離婚調停に提出すべき証拠ー55財産分与 親から相続した財産があるが、残存していることまで証明できない場合
離婚調停に提出すべき証拠を解説いたします。
今回は、離婚調停、訴訟等で離婚に伴う財産分与の請求がなされている場合で、
夫婦の一方の財産に、親から相続した財産が混じっているものの、親から相続した財産がそのまま残存していることまでは
証明できない場合について考えます。
離婚の際の財産分与では、夫婦の名義の如何に問わず、夫婦の収入から出来た財産が対象となります。
しかし、名義が夫婦である場合、その原資が夫婦の収入によるものであるのか、婚前からの財産ないし親から贈与、相続等を
受けたものであるのかが不明の場合があります。基本的に、裁判所は、名義が夫婦であるのであれば、裏付け資料や客観的事実(例えば、
結婚してから間もない時期に、収入に比して多額の預金が形成されている等)がない限り、夫婦の収入から出来た夫婦共有財産と認める傾向にあります
(特有財産の立証責任は、特有財産であると主張する側にあると考えられています。
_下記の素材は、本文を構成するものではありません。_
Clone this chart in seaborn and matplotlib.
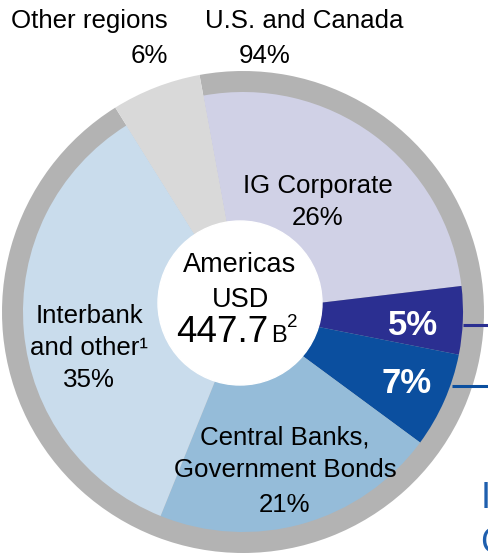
import matplotlib
matplotlib.use("Agg")
import matplotlib.pyplot as plt
import seaborn as sns

# data
segment_names = ["IG Corporate", "Investment grade 5%", "Investment grade 7%",
                 "Central Banks,\nGovernment Bonds", "Interbank\nand other\u00b9", "Other regions"]
segment_shares = [26, 5, 7, 21, 35, 6]
region_names = ["U.S. and Canada", "Other regions"]
region_shares = [94, 6]
total_usd_b = 447.7

sns.set_theme(style="white")
plt.rcParams["font.family"] = ["Liberation Sans", "DejaVu Sans"]

segment_colors = ["#d0d1e6", "#2b2f91", "#0b4f9f", "#95bcd9", "#c9dcec", "#d9d9d9"]
region_colors = ["#b3b3b3", "#d9d9d9"]

W, H = 488, 554
fig = plt.figure(figsize=(W / 100, H / 100), dpi=100)
ax = fig.add_axes([0, 0, 1, 1])


def Y(y):
    # image pixel row -> data y
    return H - y


cx, cy = 243, Y(312)
start = 100.4

# outer ring: regions
ax.pie(region_shares, radius=241, center=(cx, cy), startangle=start, counterclock=False,
       colors=region_colors, wedgeprops=dict(linewidth=0))
# inner pie: segments
wedges, _ = ax.pie(segment_shares, radius=220, center=(cx, cy), startangle=start,
                   counterclock=False, colors=segment_colors, wedgeprops=dict(linewidth=0))
ax.add_patch(plt.Circle((240, Y(303)), 82, color="white", zorder=5))

ax.set_xlim(0, W)
ax.set_ylim(0, H)
ax.set_aspect("equal")
ax.axis("off")

txt = dict(color="black", va="baseline", zorder=6)
fs = 18.6

# region labels above the ring
ax.text(168, Y(28), region_names[1], ha="right", fontsize=fs, **txt)
ax.text(168, Y(63), f"{region_shares[1]}%", ha="right", fontsize=fs, **txt)
ax.text(304, Y(28), region_names[0], ha="center", fontsize=fs, **txt)
ax.text(265, Y(63), f"{region_shares[0]}%", ha="center", fontsize=fs, **txt)

# segment labels
ax.text(318, Y(193), segment_names[0], ha="center", fontsize=fs, **txt)
ax.text(318, Y(225), f"{segment_shares[0]}%", ha="center", fontsize=fs, **txt)

for i, line in enumerate(segment_names[4].split("\n")):
    ax.text(89, Y(323 + 32 * i), line, ha="center", fontsize=fs, **txt)
ax.text(89, Y(387), f"{segment_shares[4]}%", ha="center", fontsize=fs, **txt)

for i, line in enumerate(segment_names[3].split("\n")):
    ax.text(285, Y(444 + 33 * i), line, ha="center", fontsize=fs, **txt)
ax.text(285, Y(512), f"{segment_shares[3]}%", ha="center", fontsize=fs, **txt)

ax.text(413, Y(335), f"{segment_shares[1]}%", ha="center", fontsize=25, fontweight="bold",
        color="white", va="baseline", zorder=6)
ax.text(407, Y(393), f"{segment_shares[2]}%", ha="center", fontsize=25, fontweight="bold",
        color="white", va="baseline", zorder=6)

# connectors leading off to the right
ax.plot([463, W], [Y(325), Y(325)], color=segment_colors[1], lw=2.2, solid_capstyle="butt", zorder=4)
ax.plot([452, W], [Y(386), Y(386)], color=segment_colors[2], lw=2.2, solid_capstyle="butt", zorder=4)

# centre total
ax.text(240, Y(272), "Americas", ha="center", fontsize=19.5, **txt)
ax.text(240, Y(307), "USD", ha="center", fontsize=19.5, **txt)
ax.text(268, Y(342), f"{total_usd_b}", ha="right", fontsize=26.5, **txt)
ax.text(271, Y(342), "B", ha="left", fontsize=17, **txt)
ax.text(287, Y(327), "2", ha="left", fontsize=13.5, **txt)

# heading that runs off the right edge in the reference
ax.text(481, Y(508), "In", ha="left", fontsize=26, color="#1f5fae", va="baseline")
ax.text(480, Y(553), "Co", ha="left", fontsize=26, color="#1f5fae", va="baseline")

fig.savefig("out.png", dpi=100)
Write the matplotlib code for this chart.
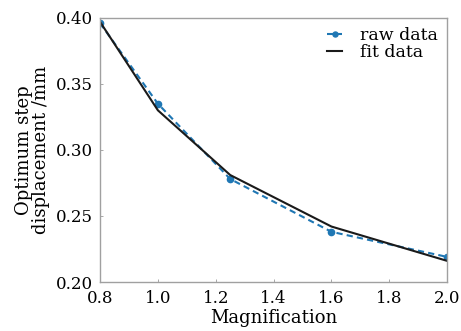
import matplotlib
matplotlib.use("Agg")
import matplotlib.pyplot as plt

magnification = [0.8, 1.0, 1.25, 1.6, 2.0]
raw_data = [0.396, 0.335, 0.278, 0.238, 0.219]
fit_data = [0.397, 0.330, 0.281, 0.242, 0.216]
xticks = [0.8, 1.0, 1.2, 1.4, 1.6, 1.8, 2.0]
yticks = [0.20, 0.25, 0.30, 0.35, 0.40]

plt.rcParams['font.family'] = ['DejaVu Serif']
plt.rcParams['mathtext.fontset'] = 'dejavuserif'

fig = plt.figure(figsize=(4.61, 3.31), dpi=100)
ax = fig.add_axes([0.217, 0.148, 0.753, 0.798])

ax.plot(magnification, raw_data, color='#1f77b4', marker='o', markersize=4.5,
        linewidth=1.5, dashes=(3, 2), label='raw data')
ax.plot(magnification, fit_data, '-', color='#1a1a1a', linewidth=1.5, label='fit data')

ax.set_xlim(0.8, 2.0)
ax.set_ylim(0.20, 0.40)
ax.set_xticks(xticks)
ax.set_xticklabels([f"{v:.1f}" for v in xticks])
ax.set_yticks(yticks)
ax.set_yticklabels([f"{v:.2f}" for v in yticks])
ax.tick_params(direction='in', length=2.5, width=0.6, color='#999999', labelsize=12)
ax.tick_params(axis='x', pad=6)
ax.tick_params(axis='y', pad=5)
for s in ax.spines.values():
    s.set_color('#a0a0a0')
    s.set_linewidth(1.0)

ax.set_xlabel('Magnification', fontsize=13, labelpad=1)
ax.set_ylabel('Optimum step\ndisplacement /mm', fontsize=13, linespacing=0.95, labelpad=4)

leg = ax.legend(loc='upper right', frameon=False, fontsize=12.5, handlelength=0.9,
                handletextpad=1.0, labelspacing=0.0, borderaxespad=0.15, markerscale=0.8)

fig.savefig('out.png', dpi=100)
)。
更に、ここで問題となるのは、ある時期に親から相続したり贈与を受けたという事実を立証するのみならず、
「親から相続ないし贈与を受けた財産が、そのまま、財産分与の基準時(通常は別居開始日または離婚調停等を申し立てた時点)で残存している(=同一性を残している)事実」
まで証拠で証明する必要がある点です。
例えば、親から相続した不動産があり、そのまま相続登記を経て、財産分与の基準時においてもなお残っている、という場合であれば、
親から相続した財産があり、これが離婚の財産分与の基準時まで残存しているという事であれば、特有財産の立証が出来ており、財産分与の対象からは外れるという
事になるでしょう。親から3000万円の現金や預金を相続したものの、その現金や預金を相続時に定期預金にして財産分与の基準時にも残存しているという場合も
明らかと言えるでしょう。
対して、親から3000万円の現金や預金を相続したものの、様々なものに使っていたり、夫婦の収入等の入る普通預金に混入しているという場合、
元々の3000万円が、離婚の際の財産分与の基準時までに、どのように動いてどこに残っているのかを資料で証明することが困難な場合があります
(銀行等の金融機関の取引履歴には保存期間がある事などによります。古い通帳は捨てているという方も多いでしょう。)。
このような場合、相続した財産をそのまま特有財産として、財産分与の対象財産から差し引く事は困難と言えます。
しかし、近時、上記のように相続で取得した特有財産が夫婦名義の財産のどこにいくら残っている、と証拠で証明することが
出来ていない事案において、親からの相続により、財産分与の基準日における財産分与の対象財産が増加し、あるいはその費消を免れたことが
推認できる、として、相続により財産を取得した事情を、民放768条3項の「一切の事情」として考慮し、相手方への財産分与額を一定額差し引いた
裁判例が登場しています(東京高裁令和4年3月25日決定)。
そこで、親から相続、贈与等を受けた財産の流れの全部を裏付け資料で証明できない場合であっても、
資料がある範囲で証拠として提出し、その他、夫婦の収入や支出の推移等も証拠として提出し、
基準時に残存している財産がこれだけ多額に達しているのは、親から相続、贈与等をいくら受けた影響によるものであるから、
「一切の事情」として財産分与において考慮するべきである旨、主張することが考えられます。